Reid first noticed something was wrong when she came home for spring break from college.
"The day I came back, I knew death was in the house," she said. "She was delirious. She didn't know who her only child was."
When Reid tried to get her mom dressed for the day, she noticed some open sores. Reid tried to wash the wounds. The more she bathed, the worse her mother's skin got.
Spinner's doctor wanted Reid to bring her into his office. Reid decided to take her to Lynchburg General Hospital instead.
Shortly after being admitted, their family was given the life-altering news.
Spinner's physician had prescribed her medication to treat high blood pressure. The pills "later deemed unneccesary because of a misdiagnosis" caused her kidneys to fail.
While some people have a knight in shining armor, the Spinner family had a nephrologist named Dr. Richard Giles.
"If Dr. Giles said, 'Theresa, you need to stand on your head for 15 minutes a day,' she would have done it," Reid said.

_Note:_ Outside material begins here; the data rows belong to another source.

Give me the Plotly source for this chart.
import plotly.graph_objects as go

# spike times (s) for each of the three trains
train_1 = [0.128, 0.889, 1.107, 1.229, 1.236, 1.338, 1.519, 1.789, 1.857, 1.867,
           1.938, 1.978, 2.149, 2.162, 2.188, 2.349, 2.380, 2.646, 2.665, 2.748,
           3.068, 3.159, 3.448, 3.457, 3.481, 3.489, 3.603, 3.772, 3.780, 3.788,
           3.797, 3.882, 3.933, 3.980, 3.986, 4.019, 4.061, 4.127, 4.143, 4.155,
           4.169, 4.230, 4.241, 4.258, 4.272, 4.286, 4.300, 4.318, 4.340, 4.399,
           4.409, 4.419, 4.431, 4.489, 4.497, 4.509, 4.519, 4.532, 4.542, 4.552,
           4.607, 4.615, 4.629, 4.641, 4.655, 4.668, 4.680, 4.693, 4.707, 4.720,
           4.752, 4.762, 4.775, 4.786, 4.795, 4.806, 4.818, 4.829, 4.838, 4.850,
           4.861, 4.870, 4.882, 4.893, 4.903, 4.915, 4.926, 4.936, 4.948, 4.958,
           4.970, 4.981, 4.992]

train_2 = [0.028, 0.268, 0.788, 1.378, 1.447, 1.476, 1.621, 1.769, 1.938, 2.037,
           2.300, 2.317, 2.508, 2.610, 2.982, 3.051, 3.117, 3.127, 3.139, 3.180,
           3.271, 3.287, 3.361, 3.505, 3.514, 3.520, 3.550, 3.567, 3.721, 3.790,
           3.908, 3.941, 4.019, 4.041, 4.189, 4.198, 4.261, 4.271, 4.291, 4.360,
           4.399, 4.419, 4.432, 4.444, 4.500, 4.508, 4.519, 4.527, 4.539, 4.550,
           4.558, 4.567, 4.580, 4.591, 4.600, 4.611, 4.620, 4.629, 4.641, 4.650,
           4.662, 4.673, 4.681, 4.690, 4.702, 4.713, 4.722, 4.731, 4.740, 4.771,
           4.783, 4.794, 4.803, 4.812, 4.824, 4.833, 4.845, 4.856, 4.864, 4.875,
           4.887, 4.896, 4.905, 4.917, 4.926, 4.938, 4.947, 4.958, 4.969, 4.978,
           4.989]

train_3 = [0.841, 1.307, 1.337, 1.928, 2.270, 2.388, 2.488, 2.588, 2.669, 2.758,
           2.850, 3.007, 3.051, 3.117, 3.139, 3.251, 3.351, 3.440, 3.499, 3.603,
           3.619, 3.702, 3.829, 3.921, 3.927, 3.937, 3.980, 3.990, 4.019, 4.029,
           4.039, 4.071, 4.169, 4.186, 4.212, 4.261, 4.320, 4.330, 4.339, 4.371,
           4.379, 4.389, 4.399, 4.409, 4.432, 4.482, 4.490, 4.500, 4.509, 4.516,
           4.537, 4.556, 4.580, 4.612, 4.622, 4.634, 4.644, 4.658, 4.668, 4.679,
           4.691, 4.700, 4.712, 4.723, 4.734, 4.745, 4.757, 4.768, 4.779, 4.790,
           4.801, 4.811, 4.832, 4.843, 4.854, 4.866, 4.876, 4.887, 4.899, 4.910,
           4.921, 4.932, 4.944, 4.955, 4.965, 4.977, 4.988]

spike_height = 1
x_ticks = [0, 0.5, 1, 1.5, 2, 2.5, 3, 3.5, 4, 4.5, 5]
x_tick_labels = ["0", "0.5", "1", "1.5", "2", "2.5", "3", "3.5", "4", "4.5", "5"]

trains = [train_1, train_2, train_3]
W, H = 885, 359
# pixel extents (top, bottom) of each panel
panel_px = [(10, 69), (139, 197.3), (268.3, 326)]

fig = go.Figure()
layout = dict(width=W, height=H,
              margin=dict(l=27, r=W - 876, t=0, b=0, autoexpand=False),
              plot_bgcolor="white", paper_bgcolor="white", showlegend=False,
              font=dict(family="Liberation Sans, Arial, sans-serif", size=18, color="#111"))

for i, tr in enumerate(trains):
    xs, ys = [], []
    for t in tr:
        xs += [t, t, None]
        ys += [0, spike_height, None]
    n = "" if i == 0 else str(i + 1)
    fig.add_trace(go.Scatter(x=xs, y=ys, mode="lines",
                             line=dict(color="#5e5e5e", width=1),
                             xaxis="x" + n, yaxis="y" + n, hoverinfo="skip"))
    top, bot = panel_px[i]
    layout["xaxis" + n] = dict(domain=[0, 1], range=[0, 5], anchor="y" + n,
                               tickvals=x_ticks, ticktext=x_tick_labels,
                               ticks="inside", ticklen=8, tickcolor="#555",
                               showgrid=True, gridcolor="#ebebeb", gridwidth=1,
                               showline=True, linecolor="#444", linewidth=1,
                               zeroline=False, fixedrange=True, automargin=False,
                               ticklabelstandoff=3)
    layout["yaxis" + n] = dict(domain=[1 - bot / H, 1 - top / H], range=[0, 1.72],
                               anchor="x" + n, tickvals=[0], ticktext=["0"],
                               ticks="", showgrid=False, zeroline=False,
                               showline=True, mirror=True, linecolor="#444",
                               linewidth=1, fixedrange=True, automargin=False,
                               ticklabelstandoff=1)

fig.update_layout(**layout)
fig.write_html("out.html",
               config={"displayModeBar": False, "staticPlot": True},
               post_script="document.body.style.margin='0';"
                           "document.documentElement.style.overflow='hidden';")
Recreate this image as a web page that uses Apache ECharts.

Spinner's condition quickly improved after Giles started treating her.
Clyde considered donating one of his own kidneys. He wanted to make sure the chances of his wife's body accepting the organ were in their favor.
Giles couldn't promise the Spinners a 50-50 chance, so Clyde decided against the surgery.
Spinner stands by her husband's decision not to receive a transplant.
Dialysis worked, she said. Even today, there are no guarantees a kidney transplant would be successful, she said. She knows people who have undergone multiple procedures without success.
After Giles discharged her from the hospital in 1979, she started receiving treatments at Lynchburg Dialysis Center.
Spinner's entire world changed instantly.
Every week, she underwent several six-hour treatments at the center. She had to lose weight and learn how to cook all over again, Reid said.
In order to make all the hours she has spent in a bed or in a chair at the center worthwhile, she had watch every ounce of water that goes into her body, including pork chops.
"She has to be careful," Reid said. "It takes a little while to learn what you can and cannot have."
Clyde was by her side until his death in 2005.
It took a few years, but gradually Spinner gained control of her life.
Reid recalled her mother's 10th anniversary on dialysis when Clarence's death sentence was still floating through her mind. For a while, she was depressed and finally acknowledged why to her daughter.
"She realized, 'Oh wait a minute, I can do this,' " Reid said. "It wasn't the death sentence he gave her."
Her dialysis treatments were gradually reduced from six hours to three, and then to 15 minutes.
Spinner said she doesn't sleep like some patients do. She watches her machine, and sometimes others' as well. She is quick to point out if someone's machine isn't working just right.
Spinner said she has grown to love Statesville.
On Oct. 19, the Reids called Spinner, who was still living in Lynchburg at the time, to tell her they had arrived home safely after a visit.
Hours later, they received another phone call from a family member who said Spinner had fallen and was in Lynchburg General.
Her bones had started to deteriorate, Reid said. The bone loss, coupled with a few other problems, convinced the Reids it was time for the independent Spinner to move to Statesville.
A few months ago, Reid noticed she had become less mobile and needed a lot more assistance.
She took Spinner to see Dr. Willie Whitaker, who admitted her to Iredell Memorial in April.
"He had to build her strength back up," Reid said. "She is so disciplined that she didn't take in the nutrients that she should be."
On Thursday, Reid and her husband, Ernest, stopped in around lunchtime. Spinner let him eat her pie while she ate her own chicken fingers and french fries.
"Most of us don't adhere to the rules and she's a stickler for the rules," Ernest said.
She smiled and said she knew she would be better once she got out of the hospital on Friday.
However, Friday's blood work revealed she had too much carbon dioxide.
"She is very disappointed," Reid said Saturday. "They don't what to expect because she's been on dialysis for so long. The doctors say that she is a miracle."